AI policy and capability

  • The IndiaAI Mission, approved in 2024, builds national AI compute, datasets, safety institutions and skilling, including an AI Safety Institute track to study risks like those the Five Eyes flagged.
  • India hosted the AI Impact Summit in February 2026, positioning itself in the global conversation on safe, inclusive and trustworthy AI, a debate that now must include offensive-AI and critical-infrastructure resilience.
  • The dual-use nature of frontier AI means India’s defensive posture and its AI-development ambitions are two sides of the same policy coin.

Analysis and Way Forward

The advisory signals a structural shift: the cost and skill needed to launch sophisticated cyber-attacks is collapsing, while defensive fundamentals (patching, legacy retirement, IAM) remain unevenly implemented. The asymmetry favours attackers unless defenders act on the well-understood basics now.
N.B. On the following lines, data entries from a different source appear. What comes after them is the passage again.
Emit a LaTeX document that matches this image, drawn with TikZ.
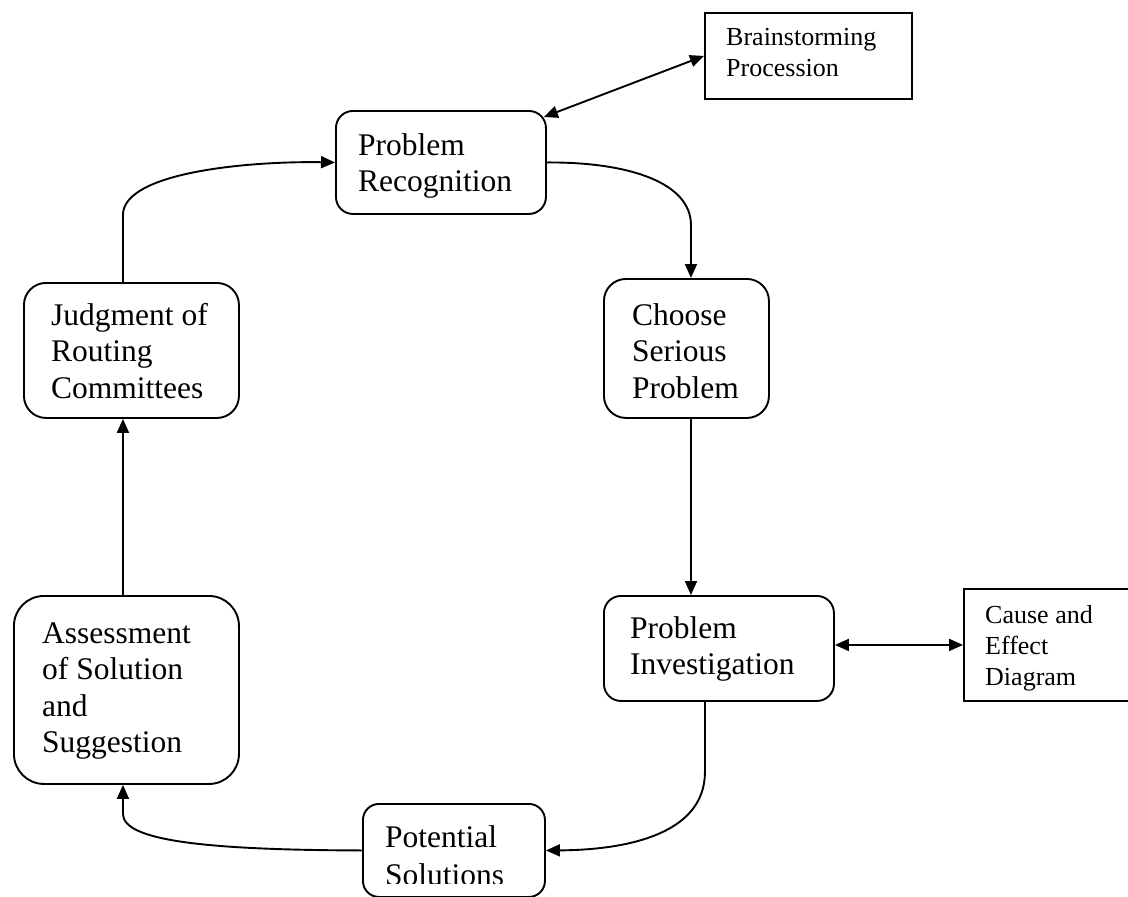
\documentclass[tikz,border=0pt]{standalone}
\usepackage{fontspec}
\setmainfont{Liberation Serif}
\usetikzlibrary{arrows.meta,calc}
\begin{document}
\begin{tikzpicture}[x=1pt,y=-1pt,
  box/.style={draw, line width=1.9pt, inner sep=0pt, anchor=north west},
  mtxt/.style={anchor=base west, inner sep=0pt, font=\fontsize{31.5}{36.5}\selectfont},
  stxt/.style={anchor=base west, inner sep=0pt, font=\fontsize{26}{31}\selectfont},
  tip/.tip={Triangle[length=14pt,width=12pt]},
  arr/.style={line width=1.9pt, -tip},
  darr/.style={line width=1.9pt, tip-tip}]
\useasboundingbox (0,0) rectangle (1128,897);
\fill[white] (0,0) rectangle (1128,897);

% boxes
\node[box, rounded corners=17pt, minimum width=210pt, minimum height=103pt] (pr) at (335,110) {};
\node[box, minimum width=207pt, minimum height=86pt] (brain) at (704,12) {};
\node[box, rounded corners=22pt, minimum width=165pt, minimum height=139pt] (choose) at (603,278) {};
\node[box, rounded corners=17pt, minimum width=230pt, minimum height=105pt] (inv) at (603,595) {};
\node[box, minimum width=180pt, minimum height=112pt] (cause) at (963,588) {};
\node[box, rounded corners=16pt, minimum width=182pt, minimum height=93pt] (pot) at (362,803) {};
\node[box, rounded corners=30pt, minimum width=225pt, minimum height=188pt] (assess) at (13,595) {};
\node[box, rounded corners=22pt, minimum width=215pt, minimum height=135pt] (judg) at (23,282) {};

% texts
\node[mtxt] (pr-t) at (358,155) {\begin{tabular}[t]{@{}l@{}}Problem\\Recognition\end{tabular}};
\node[stxt] (brain-t) at (726,45) {\begin{tabular}[t]{@{}l@{}}Brainstorming\\Procession\end{tabular}};
\node[mtxt] (choose-t) at (632,325) {\begin{tabular}[t]{@{}l@{}}Choose\\Serious\\Problem\end{tabular}};
\node[mtxt] (inv-t) at (630,638) {\begin{tabular}[t]{@{}l@{}}Problem\\Investigation\end{tabular}};
\node[stxt] (cause-t) at (985,623) {\begin{tabular}[t]{@{}l@{}}Cause and\\Effect\\Diagram\end{tabular}};
\begin{scope}
\clip (362,803) rectangle (544,883);
\node[mtxt] (pot-t) at (385,847) {\begin{tabular}[t]{@{}l@{}}Potential\\[2pt]Solutions\end{tabular}};
\end{scope}
\node[mtxt] (assess-t) at (42,643) {\begin{tabular}[t]{@{}l@{}}Assessment\\of Solution\\and\\Suggestion\end{tabular}};
\node[mtxt] (judg-t) at (51,325) {\begin{tabular}[t]{@{}l@{}}Judgment of\\Routing\\Committees\end{tabular}};

% connectors
\coordinate (c0) at ($(pr.north east)+(-3,7)$);
\draw[darr] (c0) -- (brain.west);
\coordinate (c1) at ($(choose.north)+(4.5,0)$);
\draw[arr] (pr.east) .. controls (630,162) and ($(c1)+(0,-95)$) .. ($(c1)+(0,-53)$) -- (c1);
\coordinate (c2) at ($(choose.south)+(4.5,0)$);
\draw[arr] (c2) -- (c2 |- inv.north);
\coordinate (c7) at ($(inv.east)+(0,-3.5)$);
\draw[darr] (c7) -- (c7 -| cause.west);
\coordinate (c3) at ($(inv.south)+(-14,0)$);
\draw[arr] (c3) -- ($(c3)+(0,70)$) .. controls ($(c3)+(0,135)$) and (620,850) .. (pot.east);
\coordinate (c4) at ($(assess.south)+(-3.5,0)$);
\draw[arr] (pot.west) .. controls (200,850) and ($(c4)+(0,55)$) .. ($(c4)+(0,29)$) -- (c4);
\coordinate (c5) at ($(assess.north)+(-3.5,0)$);
\draw[arr] (c5) -- (c5 |- judg.south);
\coordinate (c6) at ($(judg.north)+(-8.5,0)$);
\draw[arr] (c6) -- ($(c6)+(0,-67)$) .. controls ($(c6)+(0,-110)$) and (250,161) .. (pr.west);
\end{tikzpicture}
\end{document}
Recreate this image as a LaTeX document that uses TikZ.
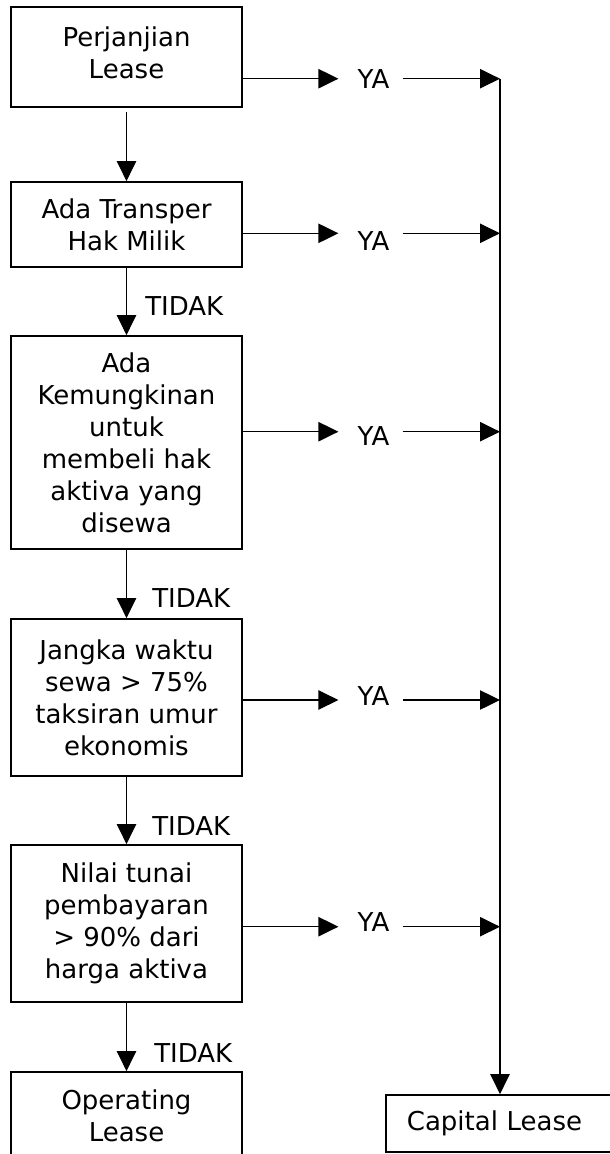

For India, three priorities follow. First, harden critical information infrastructure by mandating faster patching and accelerating the retirement of legacy systems across power, banking and telecom, the sectors NCIIPC oversees. Second, build offensive-AI awareness into the IndiaAI Mission and the AI Safety Institute, treating cyber misuse as a first-order safety risk alongside bias and misinformation. Third, deepen international cyber cooperation: while India is outside Five Eyes, partnerships through the Quad, bilateral cyber dialogues and CERT-to-CERT cooperation can give it timely threat intelligence.

The way forward is to treat AI safety and critical-infrastructure resilience as a single, integrated agenda rather than separate silos. Resilience by design, not perimeter defence alone, is the durable answer to machine-speed threats.

UPSC Relevance

GS Paper 3 (Cyber Security, Emerging Technology): Offensive AI as a cyber threat; protection of critical information infrastructure; the roles of CERT-In and NCIIPC; dual-use technology and AI safety.

GS Paper 2 (International Relations): Intelligence-sharing alliances; the Five Eyes and the UKUSA Agreement; India’s position outside such alliances and the implications for strategic autonomy and cooperation.

Prelims pointers:

  • Five Eyes members and the UKUSA Agreement, 1946.
  • CERT-In is under MeitY; NCIIPC is under NTRO and protects Critical Information Infrastructure under the IT Act, 2000.
  • IndiaAI Mission; AI Impact Summit hosted by India, February 2026.

Mains question (practice): “Frontier AI is collapsing the gap between cyber capability and cyber misuse. Examine the implications for India’s critical information infrastructure and suggest a resilience-first policy response.” (GS3, 250 words)

Linkages: Cyber security and IT Act framework; emerging-technology governance; India’s data and AI strategy; non-membership of Western intelligence alliances and its strategic balancing.

Facts Corner

📌 Facts Corner, Knowledgepedia

  • Five Eyes (FVEY) members: United States, United Kingdom, Canada, Australia, New Zealand.
  • Founding basis: the UKUSA Agreement of 1946, a post-WWII US-UK signals-intelligence pact; expanded to five members by the mid-1950s.
  • SIGINT = signals intelligence (intercepting communications and electronic signals). Lead agencies: NSA (US), GCHQ (UK), CSE (Canada), ASD (Australia), GCSB (New Zealand).
  • Advisory date: June 22, 2026, warning frontier AI hacking tools are “months, not years” away.
  • Four flagged weaknesses: legacy systems, slow patching, weak IAM, no incident-response planning.
  • India agencies: CERT-In (national cyber-incident nodal agency, under MeitY) and NCIIPC (protects Critical Information Infrastructure, under NTRO, IT Act 2000). India is not a Five Eyes member.
  • India AI milestones: IndiaAI Mission (with an AI Safety Institute track); AI Impact Summit hosted by India, February 2026.